One of the refugees on board, Yusuf, told the media that the navy towed their vessel back toward Indonesia, after threatening the crew and passengers and also claiming they were being taken to Christmas Island. Asylum seekers who resisted were handcuffed and assaulted. “Some of our people, they jump in the water as a protest,” he said. The boat was later cut adrift in rough seas in the middle of the night near Rote.

These incidents raise the obvious question: have other boats have been lost at sea as a result of the government’s policy? The fate of these two vessels only became known because they were reported by the local police on Rote.

In response to the revelations, Abbott yesterday vowed to continue to do “whatever is necessary” to “stop the boats.” The Fairfax Media reported that the government had purchased oceangoing lifeboats in which to send back refugees whose boats were unseaworthy. Such a practice will only compound the likelihood of greater refugee disasters, with both Canberra and Jakarta washing their hands of the perils confronting asylum seekers, including women and children, set adrift on the high seas in lifeboats.

Already, over the past 12 years—beginning with the October 2001 SIEV X tragedy, in which 353 refugees drowned—many hundreds have perished in the waters between Indonesia and Australia. Successive governments in Canberra have refused to take any responsibility for the rescue of people seeking asylum in Australia, instead regarding deaths as useful deterrents to discourage refugees.

Abbott described the turn-back policy as “absolutely non-negotiable,” dismissing criticism from Indonesian Foreign Minister Marty Natalegawa, who restated Jakarta’s longstanding public opposition to it. “I shall repeat this once again: Indonesia rejects and is against the policy of boat turnbacks because it’s not a solution,” Natalegawa told the media.

Abbott claimed that his government had no intention to “in any way trespass on Indonesia’s sovereignty,” but Indonesia’s Antara news service quoted a refugee who said one Australian ship travelled seven miles into Indonesian territory on December 13 before releasing his boat, which it was towing.
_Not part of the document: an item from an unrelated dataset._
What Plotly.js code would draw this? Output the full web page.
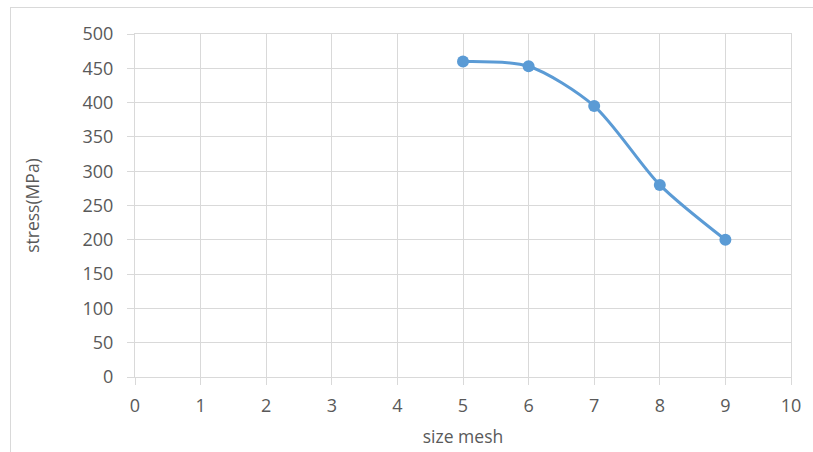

Last November, the Indonesian government refused to allow a refugee vessel to be pushed back, forcing the Abbott government to accept the boat after a two-day standoff that left asylum seekers dangerously stranded at sea.

The conflict over refugees has exacerbated the tensions that erupted two months ago after documents leaked by former US National Security Agency contractor Edward Snowden revealed details of extensive US-Australian spying operations in Indonesia, including the bugging of President Susilo Bambang Yudhoyono’s phone calls. Amid public outrage in Indonesia, Yudhoyono suspended cooperation with Australia on intercepting refugee boats, as well as intelligence exchanges and military exercises.

In reiterating Indonesia’s rejection of the turning back of boats, Natalegawa said restoring relations would take some time, despite him holding intensive discussions with Australian Foreign Minister Julie Bishop in a bid to resolve the diplomatic crisis.

Nevertheless, Abbott yesterday declared that relations between the two countries were “very strong.” He pointed to comments by Indonesia’s military commander, General Moeldoko, who told the Jakarta Post that Australian Defence Force chief, General David Hurley, had phoned him to say that “Indonesia should understand if Australia drove back undocumented migrants.” Moeldoko was reported as saying: “I have agreed. Therefore, we don’t need to feel offended.”

Last night, however, Yudhoyono’s office backed his foreign minister’s rejection of Australia policy, saying turning boats back to Indonesia was “unhelpful.” General Moeldoko said he had been misreported in the media.

Mahfudz Siddiq, head of the Indonesian parliament’s foreign affairs committee, warned that relations could worsen if Australia’s “provocative” action in sending back two boats was followed by the use of lifeboats. “This of course would not be accepted by Indonesian military, because it has been a defence issue and breaching water territory sovereignty,” he said.

“The situation is not helpful. It will get worse for our bilateral relations,” he told the Fairfax Media. “Unless the situation is handled soon, I fear it will deteriorate further after the spying affair and the end of our military co-operation.”